■ Work instructions ■
Would you pull out every line of the material that contains the string "this"?
──────── Dataset records ────────
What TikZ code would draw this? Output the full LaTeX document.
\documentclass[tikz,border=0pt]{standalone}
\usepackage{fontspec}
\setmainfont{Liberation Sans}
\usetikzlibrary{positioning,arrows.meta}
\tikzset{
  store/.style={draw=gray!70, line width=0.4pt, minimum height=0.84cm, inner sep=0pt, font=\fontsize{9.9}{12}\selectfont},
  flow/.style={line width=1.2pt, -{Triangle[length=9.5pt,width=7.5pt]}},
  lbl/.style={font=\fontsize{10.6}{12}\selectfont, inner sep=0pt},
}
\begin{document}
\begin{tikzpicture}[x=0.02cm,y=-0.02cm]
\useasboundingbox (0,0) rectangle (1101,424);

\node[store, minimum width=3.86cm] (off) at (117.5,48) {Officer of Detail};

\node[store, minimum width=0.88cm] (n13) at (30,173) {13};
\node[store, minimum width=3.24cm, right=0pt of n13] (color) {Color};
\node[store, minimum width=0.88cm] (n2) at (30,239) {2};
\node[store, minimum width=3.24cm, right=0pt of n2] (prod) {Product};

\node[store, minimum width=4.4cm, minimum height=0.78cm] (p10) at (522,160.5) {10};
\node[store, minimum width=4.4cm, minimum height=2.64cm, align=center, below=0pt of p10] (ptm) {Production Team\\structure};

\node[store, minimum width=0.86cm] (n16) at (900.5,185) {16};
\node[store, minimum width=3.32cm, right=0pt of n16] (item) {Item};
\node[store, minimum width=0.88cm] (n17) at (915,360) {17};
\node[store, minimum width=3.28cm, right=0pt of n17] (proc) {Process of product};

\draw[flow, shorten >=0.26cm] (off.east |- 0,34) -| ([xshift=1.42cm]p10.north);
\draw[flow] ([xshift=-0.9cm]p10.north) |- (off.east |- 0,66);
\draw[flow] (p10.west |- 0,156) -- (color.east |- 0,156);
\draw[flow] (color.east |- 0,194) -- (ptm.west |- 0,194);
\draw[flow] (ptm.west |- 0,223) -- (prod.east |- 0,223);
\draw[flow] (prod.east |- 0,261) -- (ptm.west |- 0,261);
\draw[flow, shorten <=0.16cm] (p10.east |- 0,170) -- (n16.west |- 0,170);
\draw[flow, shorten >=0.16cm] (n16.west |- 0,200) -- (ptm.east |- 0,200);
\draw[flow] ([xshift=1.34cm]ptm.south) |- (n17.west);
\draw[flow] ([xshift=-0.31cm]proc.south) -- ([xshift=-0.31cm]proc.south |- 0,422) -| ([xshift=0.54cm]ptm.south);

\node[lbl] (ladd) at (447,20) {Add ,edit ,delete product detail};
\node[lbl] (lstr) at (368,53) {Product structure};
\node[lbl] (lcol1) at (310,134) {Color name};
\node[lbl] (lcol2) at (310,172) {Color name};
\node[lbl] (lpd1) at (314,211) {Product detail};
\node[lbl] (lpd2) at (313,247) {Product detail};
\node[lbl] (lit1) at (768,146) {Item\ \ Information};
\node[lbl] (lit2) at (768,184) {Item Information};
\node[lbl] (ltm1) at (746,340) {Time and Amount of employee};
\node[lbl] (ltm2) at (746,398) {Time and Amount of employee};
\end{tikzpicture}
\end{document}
────────
──────── Dataset records ────────
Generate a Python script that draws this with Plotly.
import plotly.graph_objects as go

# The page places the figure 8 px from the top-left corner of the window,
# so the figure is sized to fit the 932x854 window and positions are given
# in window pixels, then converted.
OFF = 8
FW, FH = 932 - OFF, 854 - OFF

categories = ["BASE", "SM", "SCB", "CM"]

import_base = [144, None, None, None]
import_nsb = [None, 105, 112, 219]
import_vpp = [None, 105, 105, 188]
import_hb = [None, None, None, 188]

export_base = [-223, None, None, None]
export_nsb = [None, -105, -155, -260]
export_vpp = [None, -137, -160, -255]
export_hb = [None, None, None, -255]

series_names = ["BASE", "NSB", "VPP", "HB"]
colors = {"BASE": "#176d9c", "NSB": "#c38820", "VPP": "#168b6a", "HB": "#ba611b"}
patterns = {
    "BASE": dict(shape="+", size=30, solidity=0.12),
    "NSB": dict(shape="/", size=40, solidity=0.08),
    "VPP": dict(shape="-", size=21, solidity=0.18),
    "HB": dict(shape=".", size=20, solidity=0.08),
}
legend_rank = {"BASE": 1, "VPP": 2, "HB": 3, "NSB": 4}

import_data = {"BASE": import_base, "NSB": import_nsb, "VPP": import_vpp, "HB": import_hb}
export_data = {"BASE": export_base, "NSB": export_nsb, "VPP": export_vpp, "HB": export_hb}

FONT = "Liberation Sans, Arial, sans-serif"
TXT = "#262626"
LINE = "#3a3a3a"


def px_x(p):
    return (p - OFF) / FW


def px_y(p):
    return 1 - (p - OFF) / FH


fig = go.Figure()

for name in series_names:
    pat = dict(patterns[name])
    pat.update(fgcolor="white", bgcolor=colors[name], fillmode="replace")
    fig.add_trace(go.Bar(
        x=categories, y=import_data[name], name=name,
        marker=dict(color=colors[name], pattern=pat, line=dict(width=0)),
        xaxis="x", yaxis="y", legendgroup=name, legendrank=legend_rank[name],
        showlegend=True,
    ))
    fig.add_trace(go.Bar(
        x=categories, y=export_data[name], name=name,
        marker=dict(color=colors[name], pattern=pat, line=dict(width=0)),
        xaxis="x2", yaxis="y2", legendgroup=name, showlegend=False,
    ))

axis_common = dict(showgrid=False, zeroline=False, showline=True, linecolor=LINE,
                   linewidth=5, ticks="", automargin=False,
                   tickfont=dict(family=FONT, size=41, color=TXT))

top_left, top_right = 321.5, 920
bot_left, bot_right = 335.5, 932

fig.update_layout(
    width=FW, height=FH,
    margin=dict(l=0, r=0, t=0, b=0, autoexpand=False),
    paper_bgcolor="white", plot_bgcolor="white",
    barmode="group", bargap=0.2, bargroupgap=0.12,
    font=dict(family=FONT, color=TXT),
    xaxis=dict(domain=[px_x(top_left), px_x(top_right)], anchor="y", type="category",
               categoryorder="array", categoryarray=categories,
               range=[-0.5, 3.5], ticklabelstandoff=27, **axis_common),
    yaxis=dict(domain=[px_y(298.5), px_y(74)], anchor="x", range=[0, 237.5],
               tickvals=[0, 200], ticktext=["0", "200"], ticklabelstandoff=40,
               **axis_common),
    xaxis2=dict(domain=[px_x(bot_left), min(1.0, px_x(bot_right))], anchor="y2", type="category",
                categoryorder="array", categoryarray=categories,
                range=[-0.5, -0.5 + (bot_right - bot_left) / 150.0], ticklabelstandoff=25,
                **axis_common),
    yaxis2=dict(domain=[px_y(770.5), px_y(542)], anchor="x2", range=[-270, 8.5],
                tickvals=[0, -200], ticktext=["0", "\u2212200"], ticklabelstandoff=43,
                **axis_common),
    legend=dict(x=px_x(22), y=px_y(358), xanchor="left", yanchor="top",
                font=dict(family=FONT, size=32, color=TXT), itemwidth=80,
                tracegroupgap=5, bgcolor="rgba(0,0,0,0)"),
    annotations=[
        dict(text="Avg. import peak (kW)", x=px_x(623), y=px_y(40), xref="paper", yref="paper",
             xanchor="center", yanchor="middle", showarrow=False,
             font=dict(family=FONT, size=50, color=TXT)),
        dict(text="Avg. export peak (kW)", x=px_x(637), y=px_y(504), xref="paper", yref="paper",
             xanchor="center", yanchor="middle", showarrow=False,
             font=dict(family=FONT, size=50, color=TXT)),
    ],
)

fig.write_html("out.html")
────────
■ Response ■
What TikZ code would draw this? Output the full LaTeX document.
Generate a Python script that draws this with Plotly.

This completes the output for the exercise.